Orientation: According to the human resources literature, academics may need to ‘balance’ certain issues in order to enable career progression.

Research purpose: This research sought to test the theory that predicted differences between individuals by designation cohort membership (Mr/Ms, doctoral and professorial designation) in order to make recommendations for how academic staff could better facilitate their career development.

Motivation for the study: This research attempted to identify certain ‘crisis milestones’ that reflect potential role conflicts that may constrain academic career progression.

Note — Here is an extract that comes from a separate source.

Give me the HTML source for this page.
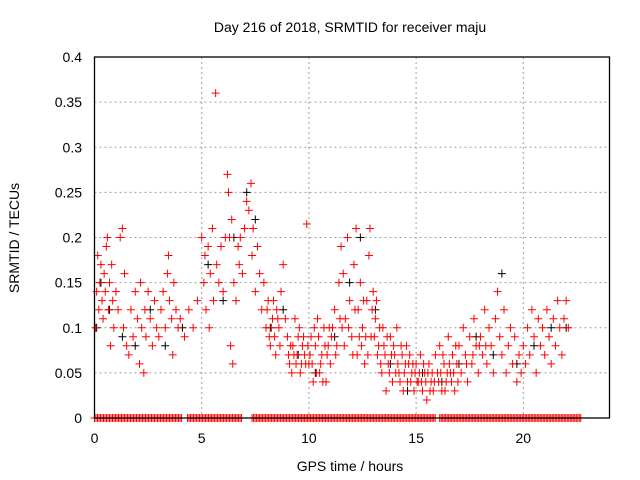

Research design, approach and method: Academic staff of a large South African university (with over 30 000 students) provided the sampling frame for an empirical study. Using logistic regression, three career markers that reflect different career cohorts – Mr/Ms designation, doctoral designation and professorial designation – were each regressed on a range of biographical and contextual factors derived from the literature and a comparative analysis was performed.

Main findings: Findings suggest that these cohorts differ significantly according to: satisfaction with teaching; satisfaction with administration; research self-efficacy; and dependent children. ‘Crisis milestones’, potentially related to role conflicts, might need to be resolved before career progression to doctoral and professorial designations can occur.

Practical/Managerial implications: Knowledge of these ‘crisis milestones’ can be used to help academics to manage role conflicts and issues. This might remove unnecessary constraints to academic career progression.

Contribution/Value add: This study provides new insights into certain ‘crisis milestones’, or role conflicts or issues, that may need to be resolved or balanced before the career progression of academics can typically occur.